• _WORK REQUIRED_
Can you write out every line from the start of the records below through the line containing "from matplotlib.ticker import", leaving out any pictures?

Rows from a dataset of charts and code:
= = = =

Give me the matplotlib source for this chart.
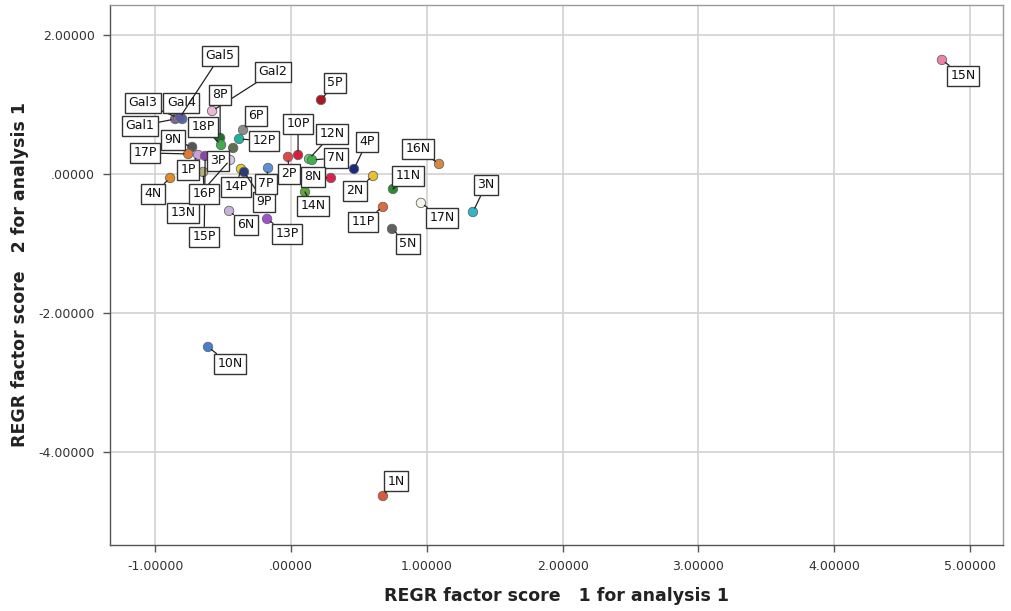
import numpy as np
import matplotlib
matplotlib.use("Agg")
import matplotlib.pyplot as plt
from matplotlib.ticker import FuncFormatter, MultipleLocator

# case labels, factor scores and marker colours
labels = ["Gal1", "Gal3", "Gal4", "Gal5", "Gal2",
          "8P", "18P", "6P", "12P", "3P", "9N", "17P", "1P", "15P", "13N",
          "16P", "4N", "14P", "9P", "7P", "6N", "13P", "2P", "10P", "5P",
          "12N", "7N", "8N", "14N", "4P", "2N", "11N", "11P", "17N", "16N",
          "3N", "5N", "10N", "1N", "15N"]
score1 = [-0.853, -0.831, -0.801, -0.816, -0.581,
          -0.522, -0.515, -0.353, -0.382, -0.426, -0.728, -0.757, -0.684, -0.632, -0.449,
          -0.647, -0.890, -0.368, -0.346, -0.169, -0.456, -0.176, -0.022, 0.052, 0.221,
          0.133, 0.155, 0.294, 0.103, 0.464, 0.604, 0.751, 0.677, 0.957, 1.090,
          1.340, 0.744, -0.611, 0.677, 4.794]
score2 = [0.791, 0.806, 0.791, 0.820, 0.906,
          0.518, 0.417, 0.633, 0.504, 0.374, 0.388, 0.288, 0.273, 0.259, 0.201,
          0.029, -0.058, 0.072, 0.029, 0.086, -0.532, -0.647, 0.245, 0.273, 1.065,
          0.216, 0.201, -0.058, -0.259, 0.072, -0.029, -0.216, -0.475, -0.417, 0.144,
          -0.547, -0.791, -2.489, -4.633, 1.640]
colors = ["#8a5fa8", "#7f7f8f", "#4a6fc9", "#5a5aa0", "#f0b8d8",
          "#1f6e2e", "#3fae49", "#8c8c8c", "#20b2a0", "#5e6e4e", "#555555", "#e07a30",
          "#c9a0dc", "#8e44ad", "#d8c8e8", "#b8ad7a", "#e08a2a", "#e8d020", "#2a3a7a",
          "#5b8fd8", "#c9b0dc", "#a04fd0", "#e04848", "#d81e3c", "#b0121e", "#60d070",
          "#3cb44b", "#e0204a", "#5aaa3a", "#1a2a80", "#e8c030", "#2e8b2e", "#e06a3a",
          "#f5f5ea", "#d68a40", "#30b8c8", "#606060", "#4a7fd0", "#d85a3a", "#f080a8"]

# where each label box sits relative to its point (pixels)
label_offsets = {
    "Gal1": (-35, -7), "Gal3": (-35, 15), "Gal4": (-1, 16), "Gal5": (40, 61),
    "Gal2": (61, 39), "8P": (0, 43), "18P": (-18, 18), "6P": (13, 14),
    "12P": (25, -2), "3P": (-15, -13), "9N": (-19, 7), "17P": (-43, 1),
    "1P": (-10, -15), "15P": (-1, -81), "13N": (-47, -53), "16P": (1, -22),
    "4N": (-17, -16), "14P": (-5, -18), "9P": (20, -30), "7P": (-2, -16),
    "6N": (17, -14), "13P": (20, -15), "2P": (1, -17), "10P": (0, 31),
    "5P": (14, 17), "12N": (23, 25), "7N": (24, 2), "8N": (-18, 1),
    "14N": (8, -14), "4P": (13, 27), "2N": (-18, -15), "11N": (15, 13),
    "11P": (-20, -15), "17N": (21, -15), "16N": (-21, 15), "3N": (13, 27),
    "5N": (16, -15), "10N": (22, -17), "1N": (13, 15), "15N": (21, -16),
}

fig = plt.figure(figsize=(10.11, 6.11), dpi=100)
ax = fig.add_axes([0.1088, 0.108, 0.8832, 0.884])

ax.set_xlim(-1.333, 5.243)
ax.set_ylim(-5.338, 2.432)
ax.xaxis.set_major_locator(MultipleLocator(1))
ax.yaxis.set_major_locator(MultipleLocator(2))

def spss_fmt(v, pos):
    s = f"{v:.5f}"
    if s.startswith("0."):
        s = s[1:]
    if s == "-0.00000":
        s = ".00000"
    return s

ax.xaxis.set_major_formatter(FuncFormatter(spss_fmt))
ax.yaxis.set_major_formatter(FuncFormatter(spss_fmt))
ax.grid(True, color="#d2d2d2", lw=1.2)
ax.set_axisbelow(True)
for sp in ax.spines.values():
    sp.set_color("#9a9a9a")
    sp.set_linewidth(1.0)
ax.spines["left"].set_color("#555555")
ax.spines["bottom"].set_color("#555555")
ax.tick_params(axis="both", labelsize=9, colors="#555555", labelcolor="#333333",
               length=5, width=1, pad=6)

ax.scatter(score1, score2, s=46, c=colors, edgecolors="#666666", linewidths=0.6,
           zorder=3)

for name, x, y in zip(labels, score1, score2):
    dx, dy = label_offsets[name]
    ax.annotate(name, (x, y), xytext=(dx, dy), textcoords="offset pixels",
                ha="center", va="center", fontsize=9, color="#111111", zorder=4,
                bbox=dict(boxstyle="square,pad=0.28", fc="white", ec="#333333", lw=1.0),
                arrowprops=dict(arrowstyle="-", color="#222222", lw=0.9,
                                shrinkA=0, shrinkB=3))

ax.set_xlabel("REGR factor score   1 for analysis 1", fontsize=12.5, fontweight="bold",
              color="#222222", labelpad=10)
ax.set_ylabel("REGR factor score   2 for analysis 1", fontsize=12.5, fontweight="bold",
              color="#222222", labelpad=7)

fig.savefig("out.png", dpi=100)
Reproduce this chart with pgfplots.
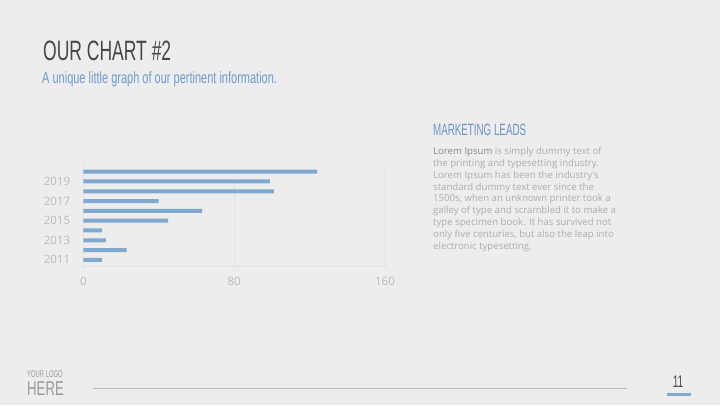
\documentclass[border=0pt]{standalone}
\usepackage{pgfplots}
\pgfplotsset{compat=1.18}
\usepackage{fontspec}
\setmainfont{Open Sans}
\newfontfamily\cond[FakeStretch=0.6]{Liberation Sans}
\newfontfamily\condt[FakeStretch=0.625]{Liberation Sans}
\newfontfamily\conds[FakeStretch=0.675]{Liberation Sans}
\newfontfamily\condh[FakeStretch=0.66]{Liberation Sans}
\definecolor{bg}{HTML}{EDEDED}
\definecolor{barc}{HTML}{80A9D0}
\definecolor{gridc}{HTML}{E2E2E2}
\definecolor{tickc}{HTML}{BABABA}
\definecolor{titlec}{HTML}{474747}
\definecolor{subc}{HTML}{6F9BCB}
\definecolor{headc}{HTML}{6894C6}
\definecolor{bodyc}{HTML}{ADADAD}
\definecolor{bodydark}{HTML}{8A8A8A}
\definecolor{footc}{HTML}{9A9A9A}
\definecolor{linec}{HTML}{BDBDBD}
\begin{document}
\begin{tikzpicture}
\useasboundingbox (0pt,0pt) rectangle (720pt,-405pt);
\begin{scope}[x=1pt,y=-1pt]
\fill[bg] (0,0) rectangle (720,405);
\node[anchor=base west, inner sep=0pt, text=titlec] at (43,60) {\condt\fontsize{28}{28}\selectfont OUR CHART \#2};
\node[anchor=base west, inner sep=0pt, text=subc] at (42,83) {\conds\fontsize{16.3}{16.3}\selectfont A unique little graph of our pertinent information.};
\node[anchor=base west, inner sep=0pt, text=headc] at (433,135) {\cond\fontsize{16.3}{16.3}\selectfont MARKETING LEADS};
\begin{scope}[every node/.style={anchor=base west, inner sep=0pt, text=bodyc, font=\fontsize{9.6}{9.6}\selectfont}]
\node at (433,154.3) {\textcolor{bodydark}{Lorem Ipsum} is simply dummy text of};
\node at (433,166.2) {the printing and typesetting industry.};
\node at (433,178.1) {Lorem Ipsum has been the industry's};
\node at (433,190.0) {standard dummy text ever since the};
\node at (433,201.9) {1500s, when an unknown printer took a};
\node at (433,213.8) {galley of type and scrambled it to make a};
\node at (433,225.7) {type specimen book. It has survived not};
\node at (433,237.6) {only five centuries, but also the leap into};
\node at (433,249.5) {electronic typesetting.};
\end{scope}
\node[anchor=base west, inner sep=0pt, text=footc] at (27,377) {\cond\fontsize{9.8}{9.8}\selectfont YOUR LOGO};
\node[anchor=base west, inner sep=0pt, text=footc] at (27,395) {\condh\fontsize{20}{20}\selectfont HERE};
\draw[linec, line width=1.5pt] (93,388.5) -- (627,388.5);
\node[anchor=base, inner sep=0pt, text=titlec] at (678,387) {\cond\fontsize{16.8}{16.8}\selectfont 11};
\draw[barc, line width=2.5pt] (667,394.5) -- (691,394.5);
\end{scope}
\begin{axis}[
  at={(83.3pt,-266.7pt)}, anchor=south west,
  scale only axis, width=301.7pt, height=101.9pt,
  xmin=0, xmax=160, ymin=2010.3, ymax=2020.7,
  xbar, bar width=4pt, bar shift=0pt,
  xtick={0,80,160}, ytick={2011,2013,2015,2017,2019},
  major tick length=0pt,
  xmajorgrids, grid style={draw=gridc, line width=0.8pt},
  axis x line*=bottom, axis y line*=left,
  x axis line style={-, draw=gridc, line width=0.8pt},
  y axis line style={draw=none},
  /pgf/number format/1000 sep={},
  /pgf/number format/assume math mode=true,
  ticklabel style={font=\fontsize{11.5}{11.5}\selectfont, text=tickc},
  xticklabel style={anchor=north, inner sep=0pt, yshift=-10pt},
  yticklabel style={anchor=east, inner sep=0pt, xshift=-13pt},
]
\addplot[fill=barc, draw=none] coordinates {(10,2011) (23,2012) (12,2013) (10,2014) (45,2015) (63,2016) (40,2017) (101,2018) (99,2019) (124,2020)};
\end{axis}
\end{tikzpicture}
\end{document}
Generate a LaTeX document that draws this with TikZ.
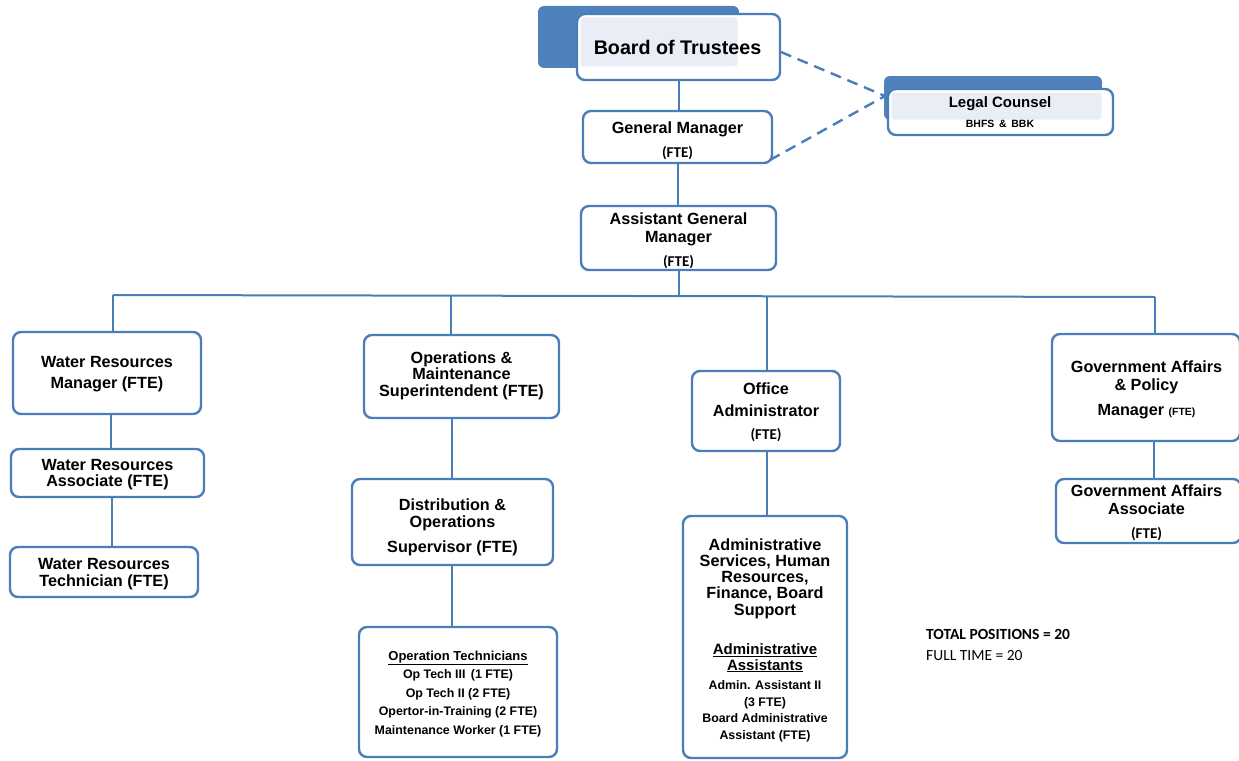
\documentclass[tikz,border=0pt]{standalone}
\usepackage{fontspec}
\setmainfont{Liberation Sans}
\newfontfamily\calfont{Carlito}
\definecolor{bblue}{RGB}{79,129,189}
\definecolor{bline}{RGB}{74,126,187}
\definecolor{blight}{RGB}{233,237,245}
\newcommand{\ftec}{{\calfont\bfseries\fontsize{15}{16}\selectfont (FTE)}}
\begin{document}
\begin{tikzpicture}[x=1pt,y=-1pt,
  box/.style={draw=bline, line width=2.4pt, rounded corners=8pt, fill=white, inner sep=0pt, outer sep=0pt},
  backbox/.style={fill=bblue, draw=none, rounded corners=6pt, inner sep=0pt, outer sep=0pt},
  lightbox/.style={fill=blight, draw=none, rounded corners=3pt, inner sep=0pt, outer sep=0pt},
  conn/.style={draw=bline, line width=2pt},
  dashline/.style={draw=bline, line width=2.4pt, dash pattern=on 11pt off 7pt},
  txt/.style={align=center, inner sep=0pt, yshift=-2pt, font=\fontsize{16.2}{16.5}\selectfont\bfseries},
  smtxt/.style={align=center, inner sep=0pt, yshift=-2pt, font=\fontsize{12.4}{18.5}\selectfont\bfseries}]
\useasboundingbox (0,0) rectangle (1239,760);

% Board of Trustees
\node[backbox, minimum width=201pt, minimum height=62pt] (boardback) at (638.5,37) {};
\node[box, minimum width=203pt, minimum height=66pt] (board) at (678.5,47) {};
\node[lightbox, minimum width=157pt, minimum height=49pt] (boardlight) at (659,42) {};
\node[inner sep=0pt, font=\fontsize{19.7}{21}\selectfont\bfseries] (boardt) at (677.5,47) {Board of Trustees};

% Legal Counsel
\node[backbox, minimum width=218pt, minimum height=44pt] (legalback) at (993,98) {};
\node[box, minimum width=225pt, minimum height=46pt] (legal) at (1000.5,112) {};
\node[lightbox, minimum width=210pt, minimum height=27pt] (legallight) at (996.5,106) {};
\node[inner sep=0pt, font=\fontsize{15}{16}\selectfont\bfseries] (legalt) at (1000,103.5) {Legal Counsel};
\node[inner sep=0pt, font=\fontsize{10.5}{12}\selectfont\bfseries] (legalt2) at (1000,124) {BHFS \,\&\, BBK};

% Management
\node[box, minimum width=189pt, minimum height=52pt] (gm) at (677.5,137) {};
\node[txt] (gmt) at (677.5,139) {General Manager\\[7.5pt]\ftec};
\node[box, minimum width=195pt, minimum height=64pt] (agm) at (678.5,238) {};
\node[txt] (agmt) at (678.5,238.5) {Assistant General\\[1.5pt]Manager\\[7.5pt]\ftec};

% Water resources column
\node[box, minimum width=188pt, minimum height=82pt] (wrm) at (107,373) {};
\node[txt] (wrmt) at (107,372.5) {Water Resources\\[4.5pt]Manager (FTE)};
\node[box, minimum width=193pt, minimum height=48pt] (wra) at (107.5,473) {};
\node[txt] (wrat) at (107.5,472.5) {Water Resources\\Associate (FTE)};
\node[box, minimum width=188pt, minimum height=50pt] (wrt) at (104,572) {};
\node[txt] (wrtt) at (104,572) {Water Resources\\Technician (FTE)};

% Operations column
\node[box, minimum width=195pt, minimum height=83pt] (om) at (461.5,376.5) {};
\node[txt] (omt) at (461.5,373.5) {Operations \&\\Maintenance\\Superintendent (FTE)};
\node[box, minimum width=201pt, minimum height=86pt] (dos) at (452.5,522) {};
\node[txt] (dost) at (452.5,525.5) {Distribution \&\\Operations\\[8.5pt]Supervisor (FTE)};
\node[box, minimum width=198pt, minimum height=130pt] (ot) at (458,692) {};
\node[smtxt] (ott) at (458,692) {{\fontsize{13}{14}\selectfont\underline{Operation Technicians}}\\Op Tech III \,(1 FTE)\\Op Tech II (2 FTE)\\Opertor-in-Training (2 FTE)\\Maintenance Worker (1 FTE)};

% Office column
\node[box, minimum width=148pt, minimum height=80pt] (oa) at (766,411) {};
\node[txt] (oat) at (766,410) {Office\\[5.5pt]Administrator\\[6.5pt]\ftec};
\node[box, minimum width=164pt, minimum height=242pt] (adm) at (765,637) {};
\node[txt, font=\fontsize{16.2}{16.3}\selectfont\bfseries] (admt1) at (765,576.5) {Administrative\\Services, Human\\Resources,\\Finance, Board\\Support};
\node[txt, font=\fontsize{15}{15.5}\selectfont\bfseries] (admt2) at (765,656) {\underline{Administrative}\\\underline{Assistants}};
\node[smtxt, font=\fontsize{12.4}{16.5}\selectfont\bfseries] (admt3) at (765,709.5) {Admin. Assistant II\\(3 FTE)\\Board Administrative\\Assistant (FTE)};

% Government affairs column
\node[box, minimum width=188pt, minimum height=107pt] (gapm) at (1146,387.5) {};
\node[txt] (gapmt) at (1146.5,388) {Government Affairs\\[1.5pt]\& Policy\\[8.5pt]Manager {\fontsize{10.5}{12}\selectfont (FTE)}};
\node[box, minimum width=185pt, minimum height=64pt] (gaa) at (1148.5,511) {};
\node[txt] (gaat) at (1146.5,510.5) {Government Affairs\\[1.5pt]Associate\\[7.5pt]\ftec};

% Totals
\node[anchor=west, inner sep=0pt, font=\calfont\bfseries\fontsize{15.5}{17}\selectfont] (tot) at (926,634) {TOTAL POSITIONS = 20};
\node[anchor=west, inner sep=0pt, font=\calfont\fontsize{15.5}{17}\selectfont] (ftime) at (926,656) {FULL TIME = 20};

% Connectors
\draw[conn] (board.south) -- (board.south |- gm.north);
\draw[conn] (gm.south) -- (gm.south |- agm.north);
\coordinate (d1) at (113,295);
\coordinate (d2) at (451,295.6);
\coordinate (d3) at (767,296.3);
\coordinate (d4) at (1155,297);
\draw[conn] (agm.south) -- (agm.south |- d3);
\draw[conn] (d1) -- (d4);
\draw[conn] (d1) -- (d1 |- wrm.north);
\draw[conn] (d2) -- (d2 |- om.north);
\draw[conn] (d3) -- (d3 |- oa.north);
\draw[conn] (d4) -- (d4 |- gapm.north);
\coordinate (c1) at (111,0);
\draw[conn] (wrm.south -| c1) -- (wra.north -| c1);
\coordinate (c2) at (112,0);
\draw[conn] (wra.south -| c2) -- (wrt.north -| c2);
\coordinate (c3) at (451.5,0);
\draw[conn] (om.south -| c3) -- (dos.north -| c3);
\draw[conn] (dos.south -| c3) -- (ot.north -| c3);
\coordinate (c4) at (767,0);
\draw[conn] (oa.south -| c4) -- (adm.north -| c4);
\coordinate (c5) at (1154,0);
\draw[conn] (gapm.south -| c5) -- (gaa.north -| c5);

% Dashed links to legal counsel
\coordinate (lcin) at (885,96);
\coordinate (bdout) at (781,52);
\draw[dashline] (bdout) -- (lcin);
\draw[dashline] (gm.south east) ++(-2,-3) -- (lcin);
\end{tikzpicture}
\end{document}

= = = =

• _TASK SOLUTION_
Give me the matplotlib source for this chart.
import numpy as np
import matplotlib
matplotlib.use("Agg")
import matplotlib.pyplot as plt
from matplotlib.ticker import FuncFormatter, MultipleLocator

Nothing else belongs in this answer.